Last year, the Partnership voted in favor of another $6.4 million in New Markets tax credits toward The Crossings at Northwest Plaza. That was on top of $10 million in tax credits awarded before Stenger had been elected county executive.
At the beginning of this year, the Partnership-controlled Heartland Fund committed $8 million in tax credit support to The Crossings at Northwest Plaza. Now, that $8 million would be supplemented by an additional $6 million.
Three months ago, the Glarners gave another $55,000 to Stenger’s 2018 reelection war chest, which as of October topped $1.1 million. As of October, about 9 percent of Stenger's $1.64 million in total contributions this election cycle have come from the Glarners, their Givco LLC or Mallard LLC.
The Partnership’s board voted to approve the tax credit allocation Wednesday evening. No one asked any questions. Board chairman Karlos Ramirez called it “a great project.”
Sheila Sweeney, CEO of the Partnership, said afterward that there hadn’t been any involvement from the county executive’s office.
She noted that the governing board of the Heartland Regional Investment Fund still needed to give the award final approval. It’s that entity and the Partnership that make the decisions on whom to award New Markets to, she said.
Sweeney pointed to the hundreds of jobs Charter Communications has added to its call center at the 122-acre site of the former shopping mall. The cable company says it has plans to grow employment there to 1,000, and a Menards hardware store anchors the commercial portion of the development.
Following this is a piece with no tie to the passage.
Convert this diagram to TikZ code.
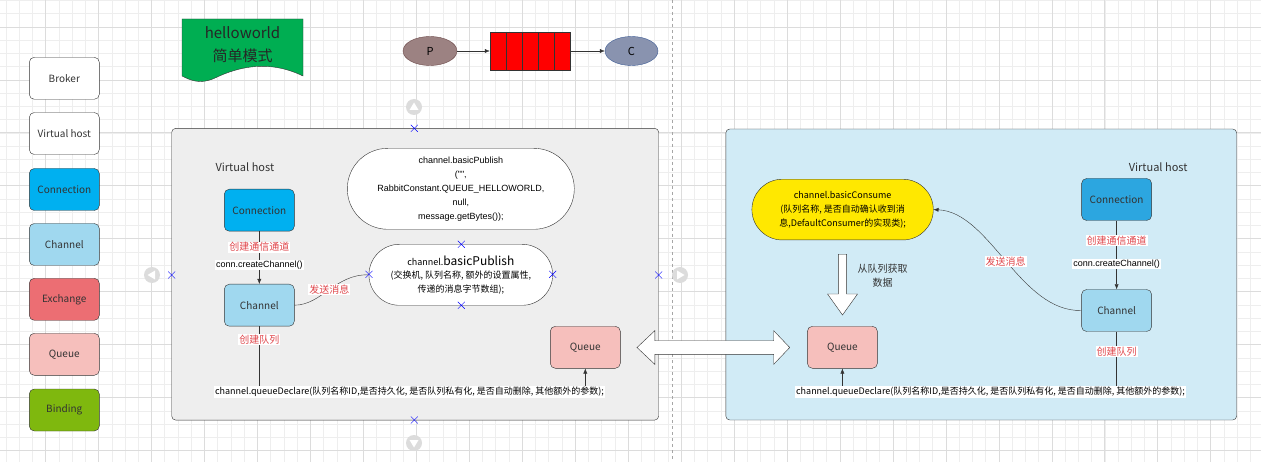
\documentclass[tikz,border=0pt]{standalone}
\usepackage{fontspec}
\setmainfont{Noto Sans CJK SC}
\newfontfamily\codefont[Ligatures=TeXOff]{Liberation Sans}
\usepackage{xcolor}
\usetikzlibrary{positioning, shapes.geometric, shapes.misc, calc, arrows.meta}
\definecolor{gridmin}{HTML}{EEEEEE}
\definecolor{gridmaj}{HTML}{DCDCDC}
\definecolor{linegray}{HTML}{333333}
\definecolor{conncol}{HTML}{00B0F0}
\definecolor{conncolb}{HTML}{2CA6E0}
\definecolor{chancol}{HTML}{A0D8EF}
\definecolor{exchcol}{HTML}{EC6E73}
\definecolor{queuecol}{HTML}{F6BFBC}
\definecolor{bindcol}{HTML}{7FB80E}
\definecolor{doccol}{HTML}{00AE52}
\definecolor{vhgray}{HTML}{EEEEEE}
\definecolor{vhblue}{HTML}{D1EBF6}
\definecolor{yellowcol}{HTML}{FFE800}
\definecolor{labelred}{HTML}{E0474C}
\definecolor{pfill}{HTML}{9C8282}
\definecolor{pdraw}{HTML}{6E4B4B}
\definecolor{cfill}{HTML}{8993AF}
\definecolor{cdraw}{HTML}{3D5B94}
\definecolor{handle}{HTML}{DCDCDC}
\tikzstyle{legendbox} = [rectangle, rounded corners=5pt, draw=linegray, minimum width=70pt, minimum height=42pt, inner sep=0pt, font=\fontsize{10}{12}\selectfont, text=black!80]
\tikzstyle{panel} = [rectangle, rounded corners=4pt, draw=linegray, inner sep=0pt]
\tikzstyle{stadium} = [rounded rectangle, draw=linegray, fill=white, inner sep=0pt, align=center, font=\fontsize{9}{14}\selectfont]
\tikzstyle{codetext} = [fill=white, inner sep=1pt, font=\fontsize{9}{11}\selectfont]
\tikzstyle{redtext} = [fill=white, inner sep=1pt, text=labelred, font=\fontsize{10}{12}\selectfont]
\tikzstyle{line} = [draw=linegray, thin]
\tikzstyle{arrow} = [line, -{Latex[length=5pt,width=4pt]}]
\tikzstyle{handlemark} = [draw=blue, thin]
\begin{document}
\begin{tikzpicture}[x=1pt, y=-1pt]
\useasboundingbox (0,0) rectangle (1261,462);
\fill[white] (0,0) rectangle (1261,462);
% canvas grid
\foreach \i in {0,...,94} \draw[gridmin, line width=0.8pt] ({6.0+13.24*\i},0) -- ({6.0+13.24*\i},462);
\foreach \i in {0,...,34} \draw[gridmin, line width=0.8pt] (0,{0.52+13.24*\i}) -- (1261,{0.52+13.24*\i});
\foreach \i in {0,...,22} \draw[gridmaj, line width=0.9pt] ({45.7+52.96*\i},0) -- ({45.7+52.96*\i},462);
\foreach \i in {0,...,8} \draw[gridmaj, line width=0.9pt] (0,{27+52.96*\i}) -- (1261,{27+52.96*\i});
\draw[gray!70, dashed, line width=0.8pt] (672.3,0) -- (672.3,462);

% legend
\node (broker) [legendbox, fill=white] at (64.3,78.3) {Broker};
\node (vhost) [legendbox, fill=white] at (64.3,133.5) {Virtual host};
\node (conn) [legendbox, fill=conncol] at (64.3,189.5) {Connection};
\node (chan) [legendbox, fill=chancol] at (64.3,244.5) {Channel};
\node (exch) [legendbox, fill=exchcol] at (64.3,299.3) {Exchange};
\node (queue) [legendbox, fill=queuecol] at (64.3,354.3) {Queue};
\node (bind) [legendbox, fill=bindcol] at (64.3,410) {Binding};

% title document
\draw[linegray, fill=doccol] (182,19) -- (303,19) -- (303,76)
  .. controls (270,60) and (240,66) .. (215,78) .. controls (200,85) and (190,80) .. (182,76) -- cycle;
\node (title) [align=center, font=\fontsize{15}{23}\selectfont, text=black!85] at (242.5,45) {helloworld\\简单模式};

% P -> queue -> C
\node (prod) [ellipse, draw=pdraw, fill=pfill, minimum width=54pt, minimum height=29pt, inner sep=0pt, font=\fontsize{11}{13}\selectfont] at (430,51) {P};
\node (mq) [rectangle, draw=linegray, fill=red, minimum width=80pt, minimum height=38pt, inner sep=0pt] at (530,51) {};
\foreach \x in {506.3,522.3,538.3,553.7} \draw[linegray] (\x,32) -- (\x,70);
\node (cons) [ellipse, draw=cdraw, fill=cfill, minimum width=53pt, minimum height=29pt, inner sep=0pt, font=\fontsize{11}{13}\selectfont] at (631.5,51) {C};
\draw [arrow] (prod) -- (mq);
\draw [arrow] (mq) -- (cons);

% producer virtual host
\node (lpanel) [panel, fill=vhgray, minimum width=487pt, minimum height=291.7pt] at (415.2,274.2) {};
\node (lvh) [anchor=west, font=\fontsize{11}{13}\selectfont, text=black!80] at (212,167) {Virtual host};
\node (lconn) [legendbox, fill=conncol] at (259.3,210.2) {Connection};
\node (lchan) [legendbox, fill=chancol] at (259.3,305.2) {Channel};
\node (lqueue) [legendbox, fill=queuecol] at (585.3,347.3) {Queue};
\node (pubfull) [stadium, minimum width=227pt, minimum height=81pt, font=\codefont\fontsize{9}{14}\selectfont] at (460.8,188.8)
  {channel.basicPublish\\("",\\RabbitConstant.QUEUE\_HELLOWORLD,\\null,\\message.getBytes());};
\node (pubshort) [stadium, minimum width=183.7pt, minimum height=61pt, font=\fontsize{9}{13.5}\selectfont] at (460.8,274.8)
  {channel.{\fontsize{12}{14}\selectfont basicPublish}\\(交换机, 队列名称, 额外的设置属性,\\传递的消息字节数组);};
\node (ldeclare) [codetext] at (409.5,392) {channel.queueDeclare(队列名称ID,是否持久化, 是否队列私有化, 是否自动删除, 其他额外的参数);};
\draw [arrow] (lconn) -- node[redtext, pos=0.3] {创建通信通道} node[codetext, pos=0.64, font=\codefont\fontsize{9}{11}\selectfont] {conn.createChannel()} (lchan);
\draw [line] (lchan) -- node[redtext, pos=0.22] {创建队列} (lchan |- ldeclare.north);
\draw [arrow] (lqueue |- ldeclare.north) -- (lqueue);
\draw [line] (lchan.east) .. controls (322,305) and (335,274) .. node[redtext, pos=0.5] {发送消息} (pubshort.west);

% consumer virtual host
\node (rpanel) [panel, fill=vhblue, minimum width=510.9pt, minimum height=291pt] at (981.25,274.5) {};
\node (rvh) [anchor=east, font=\fontsize{11}{13}\selectfont, text=black!80] at (1191,167) {Virtual host};
\node (rconn) [legendbox, fill=conncolb] at (1116.6,199.5) {Connection};
\node (rchan) [legendbox, fill=chancol] at (1116.6,310.5) {Channel};
\node (rqueue) [legendbox, fill=queuecol] at (842.4,347.3) {Queue};
\node (consume) [stadium, fill=yellowcol, minimum width=181.4pt, minimum height=60.7pt, font=\fontsize{9}{14}\selectfont] at (842.6,209.6)
  {channel.basicConsume\\(队列名称, 是否自动确认收到消\\息,DefaultConsumer的实现类);};
\node (rdeclare) [codetext] at (990.5,392) {channel.queueDeclare(队列名称ID,是否持久化, 是否队列私有化, 是否自动删除, 其他额外的参数);};
\draw [arrow] (rconn) -- node[redtext, pos=0.29] {创建通信通道} node[codetext, pos=0.63, font=\codefont\fontsize{9}{11}\selectfont] {conn.createChannel()} (rchan);
\draw [line] (rchan) -- node[redtext, pos=0.37] {创建队列} (rchan |- rdeclare.north);
\draw [arrow] (rqueue |- rdeclare.north) -- (rqueue);
\draw [arrow] (rchan.west) .. controls (1020,312) and (990,212) .. node[redtext, pos=0.5] {发送消息} (consume.east);
\coordinate (dtop) at (842.5,254.3);
\draw[linegray, fill=white] ($(dtop)+(-4.1,0)$) -- ($(dtop)+(4.1,0)$) -- ($(dtop)+(4.1,39.7)$) -- ($(dtop)+(15,39.7)$)
  -- ($(dtop)+(0,60.7)$) -- ($(dtop)+(-15,39.7)$) -- ($(dtop)+(-4.1,39.7)$) -- cycle;
\node (fetch) [align=center, font=\fontsize{10}{14}\selectfont, text=black!80] at (882.5,276) {从队列获取\\数据};

% double arrow between the hosts
\coordinate (dl) at (637,347.5);
\coordinate (dr) at (789.7,347.5);
\draw[linegray, fill=white] (dl) -- ($(dl)+(17.8,-16.8)$) -- ($(dl)+(17.8,-6.8)$) -- ($(dr)+(-16,-6.8)$) -- ($(dr)+(-16,-16.8)$)
  -- (dr) -- ($(dr)+(-16,16.8)$) -- ($(dr)+(-16,6.8)$) -- ($(dl)+(17.8,6.8)$) -- ($(dl)+(17.8,16.8)$) -- cycle;

% editor handles
\foreach \p in {(414.3,128.3),(171.7,275),(658.7,275),(414.3,420),(461.3,244.3),(461.3,305.3),(369,274.3),(552.7,274.3)}
  \draw[handlemark] \p ++(-3.5,-3.5) -- ++(7,7) \p ++(-3.5,3.5) -- ++(7,-7);
\fill[handle] (414,107) circle (8);
\fill[white] (414,102.5) -- (418.5,110) -- (409.5,110) -- cycle;
\fill[handle] (414,443) circle (8);
\fill[white] (414,447.5) -- (418.5,440) -- (409.5,440) -- cycle;
\fill[handle] (152,275) circle (8);
\fill[white] (147.5,275) -- (155,270.5) -- (155,279.5) -- cycle;
\fill[handle] (680,275) circle (8);
\fill[white] (684.5,275) -- (677,270.5) -- (677,279.5) -- cycle;
\end{tikzpicture}
\end{document}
Without the latest $6 million in New Markets tax credit support, the Glarners won’t be able to build 17,000 square feet of new retail space on the edge of the site or make tenant improvements in another 60,000 square-feet of space, according to Partnership documents.
The Partnership decided to increase the award from $8 million when the developers came back with a larger scope of work that included the retail space, which fronts the major roads. Currently, the office tenants are at the center of the site, surrounded by giant parking lots.
“This affords that development to have connectivity with the world around it,” Sweeney said.
Low lease rates in St. Ann make the construction and operation of new retail space in the area “unsustainable,” the Partnership said in documents supporting the transaction. Potential tenants have balked at rents, and the additional allocation will allow the developers to “drive down the lease rates.”
It will also allow the Glarners to cut their debt in a loan from Great Southern Bank by about $2.2 million. An earlier financing plan with just the $8 million in New Markets contemplated a $3.77 million loan from the bank. Now, the Glarners will only need to borrow $1.5 million “further supporting the long-term success of the project,” the Partnership says in its staff report.
Bob Glarner did not immediately respond to a request for comment. A Stenger spokesman said the county executive’s office was not involved in the allocation of tax credits for the project.
Editor's Note: This article has been updated to correct the percentage of campaign contributions that St. Louis County Executive Steve Stenger has collected from entities affiliated with Robert and David Glarner.